From the Other Corner
Taking the opposite view, Dennis Leone, a retired Ohio school superintendent of 23 years and an assistant professor as Ashland University, is concerned about the expanding definition of school prevention of bullying. Leone maintains it is “way out of bounds” to ask schools to police students’ online behavior 24/7, just as it would be ridiculous to ask schools to ensure their students act appropriately on Saturday night in the mall. Leone is also objecting to the fact that schools would be mandated to deal with “dating violence”, which the Jessica Logan Act includes as an act of bullying. He stresses these new laws put schools at lawsuit risk. Supporters of the stricter anti-bullying regulations that are being passed today say lawsuits may not be such a bad thing, if fear of lawsuits encourages schools to be proactive in preventing bullying.
CNN Study – Anderson Cooper Broadcast Bullying: It Stops Here
CNN’s Anderson Cooper had a very insightful special report “Bullying: It Stops Here,” In October, 2013, which featured earth shaking research that truly shows bullying at its core.
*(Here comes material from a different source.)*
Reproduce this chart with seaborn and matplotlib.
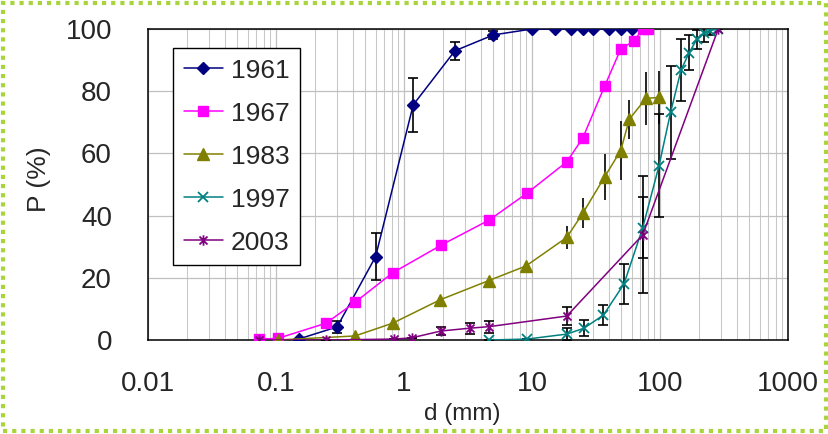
import numpy as np
import pandas as pd
import matplotlib
matplotlib.use("Agg")
import matplotlib.pyplot as plt
import matplotlib.path as mpath
from matplotlib.patches import Rectangle
from matplotlib.ticker import LogLocator, FixedLocator, NullFormatter
import seaborn as sns

# ---------------- data ----------------
d_1961 = [0.15, 0.3, 0.6, 1.18, 2.5, 5, 10, 15, 20, 25, 30, 40, 50, 60]
p_1961 = [0.3, 4.2, 26.8, 75.6, 93.0, 98.1, 100, 100, 100, 100, 100, 100, 100, 100]
e_1961 = [0, 2.0, 7.5, 8.6, 2.9, 1.2, 0, 0, 0, 0, 0, 0, 0, 0]

d_1967 = [0.073, 0.103, 0.246, 0.414, 0.815, 1.95, 4.64, 9.14, 18.7, 24.9, 37, 49.3, 62.7, 73.3, 81]
p_1967 = [0.3, 0.5, 5.4, 12.1, 21.6, 30.5, 38.6, 47.2, 57.3, 64.9, 81.7, 93.5, 96.2, 100, 100]

d_1983 = [0.103, 0.414, 0.815, 1.91, 4.59, 8.97, 18.7, 24.9, 37, 49.3, 57.6, 77.7, 98.2]
p_1983 = [0.0, 1.3, 5.4, 12.9, 19.1, 23.8, 33.0, 40.7, 52.5, 60.9, 71.0, 77.7, 78.0]
e_1983 = [0, 0, 0, 0, 0, 0, 3.7, 4.8, 7.4, 9.4, 6.3, 8.5, 8.5]

d_1997 = [4.64, 9.14, 18.7, 25.5, 36.1, 52.3, 73.3, 98.2, 121, 146, 169, 194, 221, 246, 285]
p_1997 = [0.0, 0.3, 1.9, 3.8, 8.0, 18.0, 36.1, 56.0, 73.2, 86.8, 92.4, 96.7, 98.6, 99.5, 100]
e_1997 = [0, 0, 2.0, 2.5, 3.2, 6.3, 9.8, 16.6, 15.0, 9.9, 5.6, 3.1, 2.8, 1.5, 0]

d_2003 = [0.073, 0.246, 0.84, 1.15, 1.95, 3.28, 4.64, 18.7, 73.3, 285]
p_2003 = [0.0, 0.0, 0.3, 0.7, 2.9, 3.8, 4.3, 7.7, 33.8, 100]
e_2003 = [0, 0, 0, 0, 1.3, 1.8, 1.9, 2.9, 18.8, 0]

years = ["1961", "1967", "1983", "1997", "2003"]
x_ticks = [0.01, 0.1, 1, 10, 100, 1000]
x_ticklabels = ["0.01", "0.1", "1", "10", "100", "1000"]
y_ticks = [0, 20, 40, 60, 80, 100]

# ---------------- style ----------------
sns.set_style("white")
plt.rcParams["font.family"] = ["Liberation Sans", "DejaVu Sans"]

W, H = 829, 434
fig = plt.figure(figsize=(W / 100, H / 100), dpi=100)
L, R, T, B = 148, 788, 29, 340
ax = fig.add_axes([L / W, 1 - B / H, (R - L) / W, (B - T) / H])

# asterisk marker (x plus vertical bar)
ast = mpath.Path(
    [(-1, -1), (1, 1), (-1, 1), (1, -1), (0, -1.3), (0, 1.3)],
    [mpath.Path.MOVETO, mpath.Path.LINETO, mpath.Path.MOVETO, mpath.Path.LINETO,
     mpath.Path.MOVETO, mpath.Path.LINETO],
)

series = [
    (d_1961, p_1961, e_1961, "#000080", "D", 6.5, 1.0, 3.5),
    (d_1967, p_1967, None, "#FF00FF", "s", 7.5, 1.0, 3.5),
    (d_1983, p_1983, e_1983, "#808000", "^", 8.5, 1.0, 0),
    (d_1997, p_1997, e_1997, "#008080", "x", 7.5, 1.3, 3.5),
    (d_2003, p_2003, e_2003, "#800080", ast, 7.5, 1.3, 3.5),
]

for (dx, py, ey, col, mk, ms, mew, cap), yr in zip(series, years):
    df = pd.DataFrame({"d": dx, "p": py})
    sns.lineplot(data=df, x="d", y="p", ax=ax, color=col, marker=mk,
                 markersize=ms, markeredgecolor=col, markerfacecolor=col,
                 markeredgewidth=mew, linewidth=1.1, label=yr, zorder=3,
                 sort=False, estimator=None)
    if ey is not None:
        ax.errorbar(dx, py, yerr=ey, fmt="none", ecolor="black",
                    elinewidth=1.2, capsize=cap, capthick=1.2, zorder=2.5)

ax.set_xscale("log")
ax.set_xlim(0.01, 1000)
ax.set_ylim(0, 100)
ax.xaxis.set_major_locator(FixedLocator(x_ticks))
ax.set_xticklabels(x_ticklabels)
ax.xaxis.set_minor_locator(LogLocator(base=10, subs=np.arange(2, 10)))
ax.xaxis.set_minor_formatter(NullFormatter())
ax.set_yticks(y_ticks)

ax.grid(True, which="major", axis="both", color="#c0c0c0", linewidth=0.9)
ax.grid(True, which="minor", axis="x", color="#c8c8c8", linewidth=0.75)
ax.set_axisbelow(True)

for s in ax.spines.values():
    s.set_color("black")
    s.set_linewidth(1.1)
    s.set_visible(True)

ax.tick_params(axis="x", which="major", direction="in", length=5, width=1,
               color="black", labelsize=20, pad=22)
ax.tick_params(axis="x", which="minor", length=0)
ax.tick_params(axis="y", which="major", length=0, labelsize=20, pad=26)

ax.set_xlabel("d (mm)", fontsize=17.5)
ax.set_ylabel("P (%)", fontsize=19)
ax.xaxis.label.set_va("center")
ax.xaxis.set_label_coords((462 - L) / (R - L), (B - 414) / (B - T))
ax.yaxis.label.set_va("center")
ax.yaxis.set_label_coords((39 - L) / (R - L), (B - 179) / (B - T))

leg = ax.legend(loc="upper left", bbox_to_anchor=((173 - L) / (R - L), (B - 48) / (B - T)),
                fontsize=19, frameon=True, fancybox=False, shadow=False,
                framealpha=1, edgecolor="black", borderpad=0.4,
                labelspacing=0.72, handlelength=1.5, handletextpad=0.3,
                borderaxespad=0)
leg.get_frame().set_linewidth(1.0)

# dotted chart-area border
fig.patches.append(Rectangle((3 / W, 3 / H), (W - 6) / W, (H - 6) / H,
                             transform=fig.transFigure, fill=False,
                             edgecolor="#a8d43c", linewidth=3,
                             linestyle=(0, (1, 1.2))))

fig.savefig("out.png", dpi=100)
The results challenge the conventional attitude that has done little to effectively address the problem of bullying. CNN commissioned University of California sociologists Dr. Robert Faris and Dr. Diane Felmlee to conduct the study examining dynamics and causes of bullying. Theirs is one of the most important and nuanced studies ever conducted on bullying and aggression, and available online for every educator and parent to read or view the videos.
A Change in Perception
The findings overturn how we perceive aggressors and victims, and whom we blame. Bullies don’t have to be disturbed or come from bad families. They look like any normal kid, which is why it is hard for parents and educators to acknowledge bullying. The way kids go after each other is universal. They humiliate based on personal opinion of the victim’s family, life style or appearance. Bullying consequences are isolation, anxiety and low self-esteem, all resulting in despair.